Tuning and Optimization
The most important goal of performance tuning and optimization is to reduce a program’s wall-clock execution time. Reducing resource usage in other areas, such as memory or disk requirements, may also be a tuning goal. Performance analysis tools are essential to optimizing an application’s performance.
Storage & Backup
- Storage
NNIN/C@UM provides two levels of data storage. Users are strongly urged to store vital files in archival storage because online files can be lost during a machine crash, none of directories are backed up, and files on some machines are purge.
Storage on MNC2 is the following:
1. /tmp is a local directory that’s unique to each node, and thus, not shared.
2. /home is shared across the entire cluster.
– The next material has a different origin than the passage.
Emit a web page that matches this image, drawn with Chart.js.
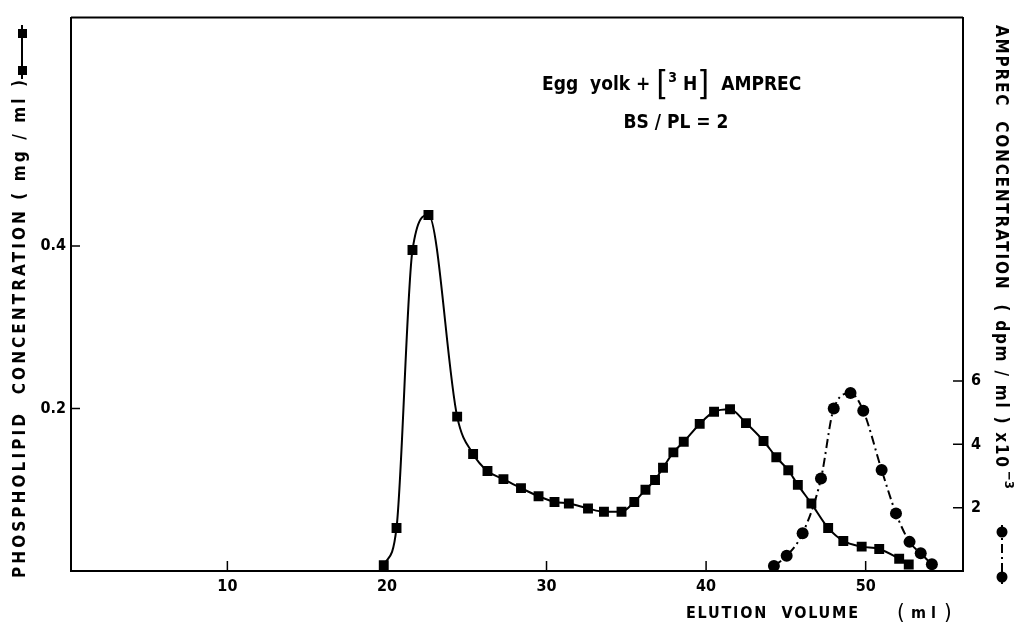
<!DOCTYPE html>
<html>
<head>
<meta charset="utf-8">
<script src="https://cdn.jsdelivr.net/npm/chart.js@4"></script>
<style>
  html, body { margin: 0; padding: 0; background: #fff; }
  canvas { display: block; }
</style>
</head>
<body>
<canvas id="grafico" width="1019" height="634"></canvas>
<script>
// Valores
const plVolume = [19.8, 20.6, 21.6, 22.6, 24.4, 25.4, 26.3, 27.3, 28.4, 29.5, 30.5, 31.4, 32.6, 33.6, 34.7, 35.5, 36.2, 36.8, 37.3, 37.95, 38.6, 39.6, 40.5, 41.5, 42.5, 43.6, 44.4, 45.15, 45.75, 46.6, 47.65, 48.6, 49.75, 50.85, 52.1, 52.7];
const plConc = [0.007, 0.053, 0.395, 0.438, 0.190, 0.144, 0.123, 0.113, 0.102, 0.092, 0.085, 0.083, 0.077, 0.073, 0.073, 0.085, 0.100, 0.112, 0.127, 0.146, 0.159, 0.181, 0.196, 0.199, 0.182, 0.160, 0.140, 0.124, 0.106, 0.083, 0.053, 0.037, 0.030, 0.027, 0.015, 0.008];

const ampVolume = [44.25, 45.05, 46.05, 47.2, 48.0, 49.05, 49.85, 51.0, 51.9, 52.75, 53.45, 54.15];
const ampConc = [0.16, 0.48, 1.19, 2.92, 5.13, 5.62, 5.06, 3.19, 1.82, 0.92, 0.56, 0.21];

const xTicks = [10, 20, 30, 40, 50];
const plTicks = [0.2, 0.4];
const ampTicks = [2, 4, 6];

const FONTE = "'Liberation Sans Narrow', 'DejaVu Sans Condensed', 'Liberation Sans', sans-serif";

// escreve texto ajustando o espaçamento para caber no comprimento pedido
function textoEspacado(ctx, texto, comprimento) {
    ctx.letterSpacing = '0px';
    const w = ctx.measureText(texto).width;
    const esp = Math.max(0, (comprimento - w) / (texto.length - 1));
    ctx.letterSpacing = esp + 'px';
    ctx.fillText(texto, 0, 0);
    ctx.letterSpacing = '0px';
}

const textosExtras = {
    id: 'textosExtras',
    afterDraw(chart) {
        const ctx = chart.ctx;
        const area = chart.chartArea;
        const sx = chart.scales.x, sy = chart.scales.y, sy1 = chart.scales.y1;
        ctx.save();
        ctx.strokeStyle = '#000';
        ctx.fillStyle = '#000';

        // moldura superior e traços internos
        ctx.lineWidth = 2;
        ctx.beginPath();
        ctx.moveTo(area.left, area.top);
        ctx.lineTo(area.right, area.top);
        ctx.stroke();
        ctx.lineWidth = 1.5;
        ctx.beginPath();
        xTicks.forEach(v => {
            const px = sx.getPixelForValue(v);
            ctx.moveTo(px, area.bottom);
            ctx.lineTo(px, area.bottom - 10);
        });
        plTicks.forEach(v => {
            const py = sy.getPixelForValue(v);
            ctx.moveTo(area.left, py);
            ctx.lineTo(area.left + 9, py);
        });
        ampTicks.forEach(v => {
            const py = sy1.getPixelForValue(v);
            ctx.moveTo(area.right, py);
            ctx.lineTo(area.right - 10, py);
        });
        ctx.stroke();

        // título
        const principal = 'bold 19px ' + FONTE;
        const colchete = '34px ' + FONTE;
        const sobrescrito = 'bold 14px ' + FONTE;
        const partes = [
            { t: 'Egg  yolk + ', f: principal, dy: 0 },
            { t: '[', f: colchete, dy: 1 },
            { t: '3', f: sobrescrito, dy: -7 },
            { t: ' H', f: principal, dy: 0 },
            { t: ']', f: colchete, dy: 1 },
            { t: '  AMPREC', f: principal, dy: 0 }
        ];
        let x = 542;
        ctx.textBaseline = 'middle';
        ctx.textAlign = 'left';
        partes.forEach(p => {
            ctx.font = p.f;
            ctx.fillText(p.t, x, 85 + p.dy);
            x += ctx.measureText(p.t).width;
        });
        ctx.font = principal;
        ctx.textAlign = 'center';
        ctx.fillText('BS / PL = 2', 676, 123);

        // título do eixo x
        ctx.font = 'bold 16px ' + FONTE;
        ctx.textAlign = 'left';
        ctx.save();
        ctx.translate(686, 614);
        textoEspacado(ctx, 'ELUTION  VOLUME', 172);
        ctx.restore();
        ctx.font = '22px ' + FONTE;
        ctx.fillText('(', 897, 613);
        ctx.fillText(')', 944, 613);
        ctx.font = 'bold 16px ' + FONTE;
        ctx.fillText('m l', 911, 614);

        // título do eixo esquerdo
        ctx.font = 'bold 17px ' + FONTE;
        ctx.save();
        ctx.translate(21, 578);
        ctx.rotate(-Math.PI / 2);
        textoEspacado(ctx, 'PHOSPHOLIPID  CONCENTRATION ( mg / ml )', 498);
        ctx.restore();
        // marcador da série de fosfolipídio
        ctx.lineWidth = 2;
        ctx.beginPath();
        ctx.moveTo(22, 25);
        ctx.lineTo(22, 79);
        ctx.stroke();
        [33, 70].forEach(py => ctx.fillRect(18, py - 4, 9, 9));

        // título do eixo direito
        ctx.save();
        ctx.translate(1000, 25);
        ctx.rotate(Math.PI / 2);
        ctx.font = 'bold 17px ' + FONTE;
        textoEspacado(ctx, 'AMPREC  CONCENTRATION  ( dpm / ml ) x10', 442);
        ctx.font = 'bold 13px ' + FONTE;
        ctx.fillText('\u22123', 446, -8);
        ctx.restore();
        // marcador da série AMPREC
        ctx.setLineDash([9, 4, 2, 4]);
        ctx.beginPath();
        ctx.moveTo(1002, 525);
        ctx.lineTo(1002, 584);
        ctx.stroke();
        ctx.setLineDash([]);
        [532, 577].forEach(py => {
            ctx.beginPath();
            ctx.arc(1002, py, 5.5, 0, Math.PI * 2);
            ctx.fill();
        });
        ctx.restore();
    }
};

function criarGrafico() {
    const ctx = document.getElementById('grafico').getContext('2d');
    new Chart(ctx, {
        type: 'scatter',
        data: {
            datasets: [{
                label: 'Phospholipid',
                data: plVolume.map((v, i) => ({ x: v, y: plConc[i] })),
                yAxisID: 'y',
                showLine: true,
                borderColor: '#000',
                backgroundColor: '#000',
                borderWidth: 2,
                pointStyle: 'rect',
                pointRadius: 7,
                pointBorderWidth: 0,
                cubicInterpolationMode: 'monotone'
            }, {
                label: 'AMPREC',
                data: ampVolume.map((v, i) => ({ x: v, y: ampConc[i] })),
                yAxisID: 'y1',
                showLine: true,
                borderColor: '#000',
                backgroundColor: '#000',
                borderWidth: 2,
                borderDash: [9, 4, 2, 4],
                pointStyle: 'circle',
                pointRadius: 6,
                pointBorderWidth: 0,
                cubicInterpolationMode: 'monotone'
            }]
        },
        options: {
            responsive: false,
            animation: false,
            devicePixelRatio: 1,
            layout: { padding: { top: 16, left: 0, right: 0, bottom: 0 } },
            plugins: {
                legend: { display: false },
                tooltip: { enabled: false }
            },
            scales: {
                x: {
                    type: 'linear',
                    position: 'bottom',
                    min: 0.2,
                    max: 56.1,
                    afterBuildTicks: s => { s.ticks = xTicks.map(v => ({ value: v })); },
                    afterFit: s => { s.height = 63; },
                    grid: { display: false, drawTicks: false },
                    border: { display: true, color: '#000', width: 2 },
                    ticks: {
                        color: '#000',
                        padding: 6,
                        maxRotation: 0,
                        font: { family: FONTE, size: 16, weight: 'bold' }
                    }
                },
                y: {
                    position: 'left',
                    min: 0,
                    max: 0.681,
                    afterBuildTicks: s => { s.ticks = plTicks.map(v => ({ value: v })); },
                    afterFit: s => { s.width = 71; },
                    grid: { display: false, drawTicks: false },
                    border: { display: true, color: '#000', width: 2 },
                    ticks: {
                        color: '#000',
                        padding: 5,
                        callback: v => v.toFixed(1),
                        font: { family: FONTE, size: 16, weight: 'bold' }
                    }
                },
                y1: {
                    position: 'right',
                    min: 0,
                    max: 17.48,
                    afterBuildTicks: s => { s.ticks = ampTicks.map(v => ({ value: v })); },
                    afterFit: s => { s.width = 56; },
                    grid: { display: false, drawTicks: false },
                    border: { display: true, color: '#000', width: 2 },
                    ticks: {
                        color: '#000',
                        padding: 8,
                        font: { family: FONTE, size: 16, weight: 'bold' }
                    }
                }
            }
        },
        plugins: [textosExtras]
    });
}

criarGrafico();
</script>
</body>
</html>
Everyone shares this space and it is limited, so please keep only files you need there for current jobs.
- Backup
Data is not backed up. None of the data on the NNIN/C systems is backed up. The data that you keep in your home directory, /nobackup, /tmp or any other filesystem on any of the NNIN/C systems is exposed to immediate and permanent loss at all times. You are responsible for mitigating your own risk. We suggest you store copies of hard-to-reproduce data on systems that are backed up or at least systems other than the NNIN/C systems.
Your usage is tracked and may be used for reports. We track a lot of job data and store it for a long time. We use this data to generate usage reports and look at patterns and trends. We may report this data, including your individual data, to your adviser or other administrator or supervisor.
- Purge
Purge policies are subject to change and, when revised, are announced in news postings, and status e-mails. Once files are purged, there is no possibility of recovering them.